= 1980 in Italian television =

This is a list of Italian television related events from 1980.

== Events ==

=== RAI ===
- 9 February: Toto Cotungno wins the Sanremo Festival, hosted by Caludio Cecchetto and Roberto Benigni, with Solo noi. In the final evening Benigni, on air, good-naturedly mocks Pope John Paul II, calling him “Woytilaccio” (Big bad Woytila). Benigni speaks ironically about Catholic sex morality and asks his partner Olimpia Carrisi to make love on the stage. The performance of the actor is considered controversial and causes a parliamentary question.
- 19 February: the newborn RAI 3 broacasts the Carnival of Venice.
- 12 June. Sergio Zavoli replaces Paolo Grassi as RAI president, while Willy de Luca becomes general director. In September, the directors of all three channel and of the news headlines are also replaced. After the freedom of the “era Grassi”, the government regains control of the estate, despite the undeniable professionality of the new president.
- 18 June. The Italy-Czechoslovakia match in UEFA Euro 1980 gets 24.7 million viewers. It is the second largest audience of the year, after the final evening of Fantastico (25.6 million).
- 19 July: from Moscow, RAI broadcasts the opening ceremony of 1980 Summer Olympics.
- 2 August. Bologna massacre, with 85 dead; RAI covers the event with extraordinary editions of the news. The nation views the shocking images shot by its Bonosia seat. Followed by the airing of the funeral of the victims, where the state authorities are harshly criticized.
- September. Musica insieme is the last RAI show aired in black and white.
- October. RAI 1 and RAI 2 extend the hours of broadcasting. The traditional pause of the afternoon is abolished; in the weekends, the beginning of the programs is set at 10 AM.
- 23 November.
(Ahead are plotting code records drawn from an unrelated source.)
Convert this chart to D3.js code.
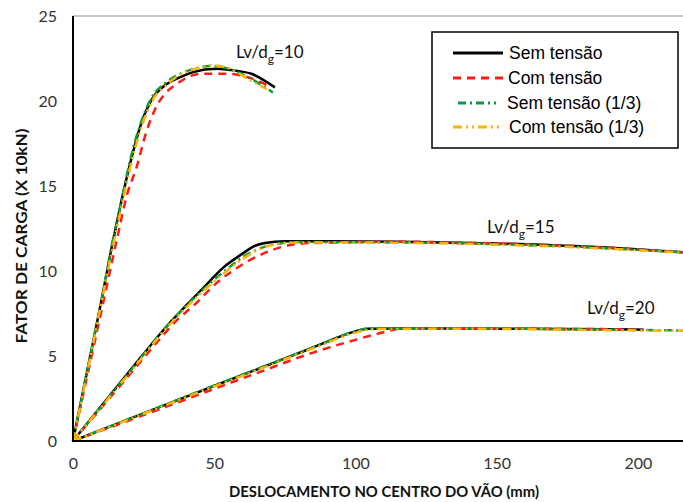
<!DOCTYPE html>
<html><head><meta charset="utf-8">
<script src="https://cdn.jsdelivr.net/npm/d3@7"></script>
<style>
html,body{margin:0;padding:0;background:#fff;}
svg{display:block;}
</style></head>
<body>
<svg id="c" width="683" height="502"></svg>
<script>
// ---- data ----
const xTicks = [0, 50, 100, 150, 200];
const yTicks = [0, 5, 10, 15, 20, 25];
const seriesNames = ["Sem tensão", "Com tensão", "Sem tensão (1/3)", "Com tensão (1/3)"];
const seriesColors = ["#000000", "#ff1a1a", "#0a9a3c", "#ffb400"];
const curveLabels = ["10", "15", "20"];

// Lv/dg = 10
const lv10_sem_x = [0, 5, 10, 14.2, 17, 20.8, 24, 27.8, 33.2, 38, 42.5, 50.9, 57, 63.2, 71.5];
const lv10_sem_y = [0, 4.1, 8.2, 11.8, 14.0, 16.7, 18.6, 20.06, 21.0, 21.4, 21.7, 21.9, 21.8, 21.6, 20.8];
const lv10_com_x = [0, 5, 10, 16, 19, 22.5, 26, 29.6, 33, 36.7, 45, 54.4, 63.7, 70.3];
const lv10_com_y = [0, 3.8, 7.6, 12.2, 14.4, 16.1, 18.2, 19.7, 20.5, 21.0, 21.6, 21.6, 21.3, 20.8];
const lv10_sem3_x = [0, 5, 10, 14, 17, 20.5, 24, 27.5, 33, 38, 43, 48.5, 55, 62, 70.8];
const lv10_sem3_y = [0, 4.1, 8.2, 11.7, 14.0, 16.7, 18.7, 20.1, 21.1, 21.6, 21.9, 22.06, 21.9, 21.4, 20.5];
const lv10_com3_x = [0, 5, 10, 14.3, 17.3, 21, 24.5, 28, 33.5, 38.5, 43.5, 49, 55.5, 62, 68.6];
const lv10_com3_y = [0, 4.0, 8.1, 11.6, 13.9, 16.6, 18.6, 20.0, 21.0, 21.6, 21.9, 22.1, 21.9, 21.3, 20.7];

// Lv/dg = 15
const lv15_sem_x = [0, 10, 20, 33.2, 46.1, 53.2, 60.3, 64, 68, 75, 90, 115.8, 150, 180, 216];
const lv15_sem_y = [0, 2.05, 4.1, 6.75, 9.0, 10.2, 11.05, 11.45, 11.65, 11.75, 11.75, 11.72, 11.62, 11.45, 11.1];
const lv15_com_x = [0, 10, 20, 30, 36.7, 42.6, 50.9, 57.9, 65, 70, 76, 85, 115.8, 150, 180, 216];
const lv15_com_y = [0, 1.95, 3.9, 5.85, 7.1, 7.95, 9.3, 10.16, 10.84, 11.2, 11.5, 11.65, 11.72, 11.62, 11.45, 11.1];
const lv15_sem3_x = [0, 10, 20, 33, 46, 54.4, 60, 66.2, 72, 80, 115.8, 150, 180, 216];
const lv15_sem3_y = [0, 2.03, 4.05, 6.7, 8.9, 10.1, 10.8, 11.33, 11.6, 11.7, 11.68, 11.58, 11.4, 11.1];
const lv15_com3_x = [0, 10, 20, 33, 46, 54.4, 60, 66.2, 72, 80, 115.8, 150, 180, 216];
const lv15_com3_y = [0, 2.0, 4.0, 6.62, 8.8, 10.0, 10.7, 11.3, 11.58, 11.68, 11.66, 11.55, 11.38, 11.08];

// Lv/dg = 20
const lv20_sem_x = [0, 20, 40, 66.2, 85, 100, 104, 130, 160, 190, 202];
const lv20_sem_y = [0, 1.3, 2.6, 4.28, 5.5, 6.45, 6.6, 6.62, 6.6, 6.58, 6.55];
const lv20_com_x = [0, 20, 40, 66, 85, 100, 110, 116, 130, 160, 190, 202];
const lv20_com_y = [0, 1.22, 2.45, 4.05, 5.2, 5.95, 6.4, 6.6, 6.62, 6.6, 6.58, 6.55];
const lv20_sem3_x = [0, 20, 40, 66.2, 85, 100, 104, 130, 160, 190, 216];
const lv20_sem3_y = [0, 1.31, 2.62, 4.3, 5.5, 6.45, 6.6, 6.62, 6.6, 6.55, 6.5];
const lv20_com3_x = [0, 20, 40, 66.2, 85, 101, 106, 130, 160, 190, 216];
const lv20_com3_y = [0, 1.28, 2.57, 4.24, 5.45, 6.42, 6.58, 6.6, 6.58, 6.52, 6.48];

// ---- drawing ----
const svg = d3.select("#c");
const x = d3.scaleLinear().domain([0, 216]).range([73, 683]);
const y = d3.scaleLinear().domain([0, 25]).range([441, 16]);

const dashes = [null, "8,6", "8,4,2,4", "9,4,2,4,2,4"];
const widths = [2.5, 2.5, 2.5, 2.5];

const groups = [
  [[lv10_sem_x, lv10_sem_y], [lv10_com_x, lv10_com_y], [lv10_sem3_x, lv10_sem3_y], [lv10_com3_x, lv10_com3_y]],
  [[lv15_sem_x, lv15_sem_y], [lv15_com_x, lv15_com_y], [lv15_sem3_x, lv15_sem3_y], [lv15_com3_x, lv15_com3_y]],
  [[lv20_sem_x, lv20_sem_y], [lv20_com_x, lv20_com_y], [lv20_sem3_x, lv20_sem3_y], [lv20_com3_x, lv20_com3_y]]
];

// top gridline
svg.append("line").attr("x1", x(0)).attr("x2", x(216)).attr("y1", y(25)).attr("y2", y(25))
  .attr("stroke", "#8c8c8c").attr("stroke-width", 1);

const line = d3.line().x(d => x(d[0])).y(d => y(d[1])).curve(d3.curveMonotoneX);
const plot = svg.append("g");
for (let s = 0; s < 4; s++) {
  for (const g of groups) {
    const pts = g[s][0].map((v, i) => [v, g[s][1][i]]);
    plot.append("path").attr("d", line(pts)).attr("fill", "none")
      .attr("stroke", seriesColors[s]).attr("stroke-width", widths[s])
      .attr("stroke-dasharray", dashes[s]).attr("stroke-linejoin", "round");
  }
}

// axes
const yAxis = d3.axisLeft(y).tickValues(yTicks).tickSize(0).tickPadding(0);
const gy = svg.append("g").attr("transform", "translate(57,0)").call(yAxis);
gy.select(".domain").remove();
gy.selectAll("text").attr("font-family", "Lato, 'Open Sans', sans-serif").attr("font-size", 16).attr("fill", "#333").attr("dy", "0.35em");

const xAxis = d3.axisBottom(x).tickValues(xTicks).tickSize(0).tickPadding(0);
const gx = svg.append("g").attr("transform", "translate(0,458)").call(xAxis);
gx.select(".domain").remove();
gx.selectAll("text").attr("font-family", "Lato, 'Open Sans', sans-serif").attr("font-size", 16).attr("fill", "#333").attr("dy", "0.71em");

svg.append("line").attr("x1", x(0)).attr("x2", x(0)).attr("y1", y(25)).attr("y2", y(0) + 1)
  .attr("stroke", "#000").attr("stroke-width", 2);
svg.append("line").attr("x1", x(0) - 1).attr("x2", 683).attr("y1", y(0)).attr("y2", y(0))
  .attr("stroke", "#000").attr("stroke-width", 2);

// axis titles
svg.append("text").attr("x", 384).attr("y", 497).attr("text-anchor", "middle")
  .attr("font-family", "Lato, sans-serif").attr("font-weight", "bold").attr("font-size", 14.5)
  .attr("textLength", 310).attr("lengthAdjust", "spacingAndGlyphs")
  .attr("fill", "#111").text("DESLOCAMENTO NO CENTRO DO VÃO (mm)");
svg.append("text").attr("transform", "translate(27,236) rotate(-90)").attr("text-anchor", "middle")
  .attr("font-family", "Lato, sans-serif").attr("font-weight", "bold").attr("font-size", 15)
  .attr("textLength", 215).attr("lengthAdjust", "spacingAndGlyphs")
  .attr("fill", "#111").text("FATOR DE CARGA (X 10kN)");

// curve labels
const labelPos = [[236, 58], [487, 233], [587, 314]];
curveLabels.forEach((v, i) => {
  const t = svg.append("text").attr("x", labelPos[i][0]).attr("y", labelPos[i][1])
    .attr("font-family", "Lato, sans-serif").attr("font-size", 17).attr("fill", "#111");
  t.append("tspan").text("Lv/d");
  t.append("tspan").attr("font-size", 12).attr("dy", 5).text("g");
  t.append("tspan").attr("dy", -5).text("=" + v);
});

// legend
const lg = svg.append("g");
lg.append("rect").attr("x", 432).attr("y", 32).attr("width", 246).attr("height", 116)
  .attr("fill", "#fff").attr("stroke", "#000").attr("stroke-width", 1.5);
const rowsY = [53, 78, 103, 127];
const lineX = [[453, 503], [453, 503], [458, 496], [453, 503]];
const textX = [509, 508, 507, 509];
seriesNames.forEach((n, i) => {
  lg.append("line").attr("x1", lineX[i][0]).attr("x2", lineX[i][1]).attr("y1", rowsY[i]).attr("y2", rowsY[i])
    .attr("stroke", seriesColors[i]).attr("stroke-width", 3).attr("stroke-dasharray", dashes[i]);
  lg.append("text").attr("x", textX[i]).attr("y", rowsY[i]).attr("dy", "0.35em")
    .attr("font-family", "'Liberation Sans', Arial, sans-serif").attr("font-size", 17.5)
    .attr("fill", "#000").text(n);
});
</script>
</body></html>
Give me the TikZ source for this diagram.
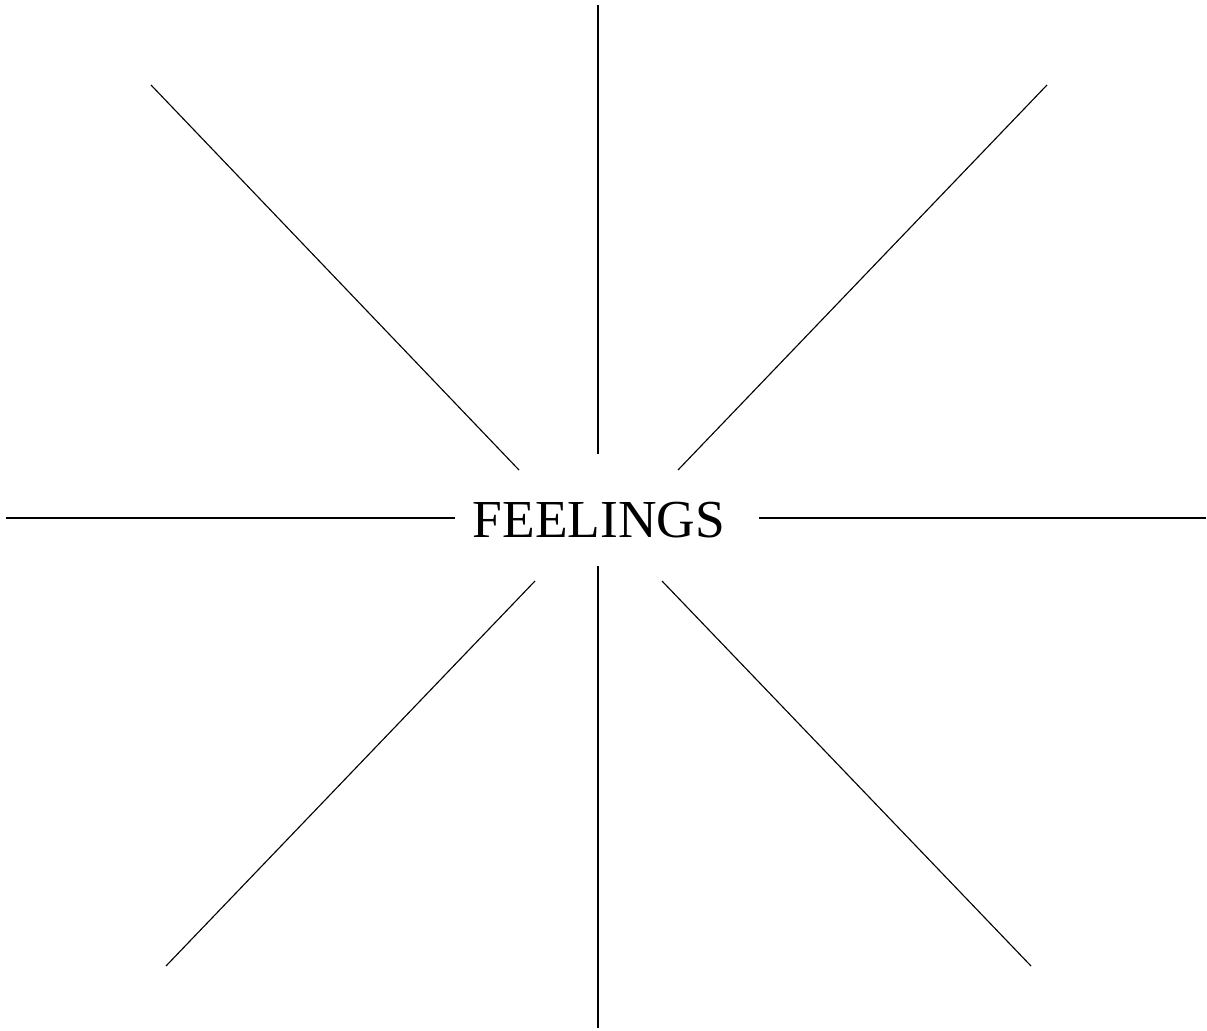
\documentclass[tikz,border=0pt]{standalone}
\usepackage{fontspec}
\setmainfont{Liberation Serif}
\usepackage{tikz}
\usetikzlibrary{positioning}

\begin{document}
\begin{tikzpicture}[
  x=0.025cm, y=-0.025cm,
  ray/.style={draw=black, line width=0.8pt},
  word/.style={font=\fontsize{38}{44}\selectfont, inner sep=0pt, anchor=base}
]
  \useasboundingbox (0,0) rectangle (1207,1030);

  % Centre word
  \node[word] (feel) at (599, 537) {FEELINGS};

  % Outer ends
  \coordinate (nOut) at (598, 5);
  \coordinate (sOut) at (598, 1028);
  \coordinate (wOut) at (6, 518);
  \coordinate (eOut) at (1206, 518);
  \coordinate (nwOut) at (151, 85);
  \coordinate (neOut) at (1047, 85);
  \coordinate (swOut) at (166, 966);
  \coordinate (seOut) at (1031, 966);

  % Inner ends
  \coordinate (nIn) at (598, 454);
  \coordinate (sIn) at (598, 566);
  \coordinate (wIn) at (455, 518);
  \coordinate (eIn) at (759, 518);
  \coordinate (nwIn) at (519, 470);
  \coordinate (neIn) at (678, 470);
  \coordinate (swIn) at (535, 581);
  \coordinate (seIn) at (662, 581);

  % Rays
  \foreach \d in {n, s, w, e, nw, ne, sw, se}
    \draw[ray] (\d Out) -- (\d In);

\end{tikzpicture}
\end{document}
Irpinia earthquake. For a week, the RAI programs are almost exclusively dedicated to the huge tragedy, with special editions of the news, touching reportages and appeals to the solidarity. On 26 November, the president Sandro Pertini, speaking from the places of the disaster, denounces the delays and the inefficiencies of the help efforts.

=== Private channels ===
Notwithstanding a series of legal battles brought by RAI to maintain the private channels in the local scope, with sentences of the tribunals often contradictory, the year sees the birth of the two first Italian national networks: the Angelo Rizzoli's Prima Rete Indipendente and the Silvio Berlusconi's Canale 5. At the end of the year, there are 370 channels affiliated to a network, against 266 independent ones.
- March. Birth of Nuova Emittenza Televisiva (NET), network of 18 televisions, managed by the FGCI and directed by Walter Veltroni.
- 30 September. In spite of a warning of the Ministry of Communications, Silvio Berlusconi's Tele Milano 58 begins to broadcast in the whole Northern Italy with the mark Canale 5; almost immediately, the network extends to Center and South, with the mark Canale 10, and by the 1 November covers the whole Italian territory.
- November. The newborn Canale 5 quickly has a sensational win, buying the TV rights for the Mundialito (a tournament featuring previous World Cup winners, played in Uruguay) for $900,000. After long negotiations, RAI and Canale 5 reach an agreement: Canale 5 can use the RAI satellite, while in exchange the State television can broadcast the matches of the Italian team. The Mundialito is the first great public success of Canale 5, with 8 million viewers.
- 13 December. Birth of Angelo Rizzoli's network Prima Rete Indipendente, active in the Northern Italy and in Rome. The news program, Contatto, is trusted to Maurizio Costanzo (as Rizzoli, affiliated to the P2 lodge).

== Debuts ==

=== RAI ===

==== Serials ====
- Il fascino dell’insolito (The charm of the strange) – anthology series of fantastic stories; 3 seasons.

==== Variety ====
- Flash – quiz about the current news, with Mike Bongiorno (who works in RAI for the last time); 2 seasons.
- Fresco fresco (Very fresh) – show for children of the summer; 3 seasons.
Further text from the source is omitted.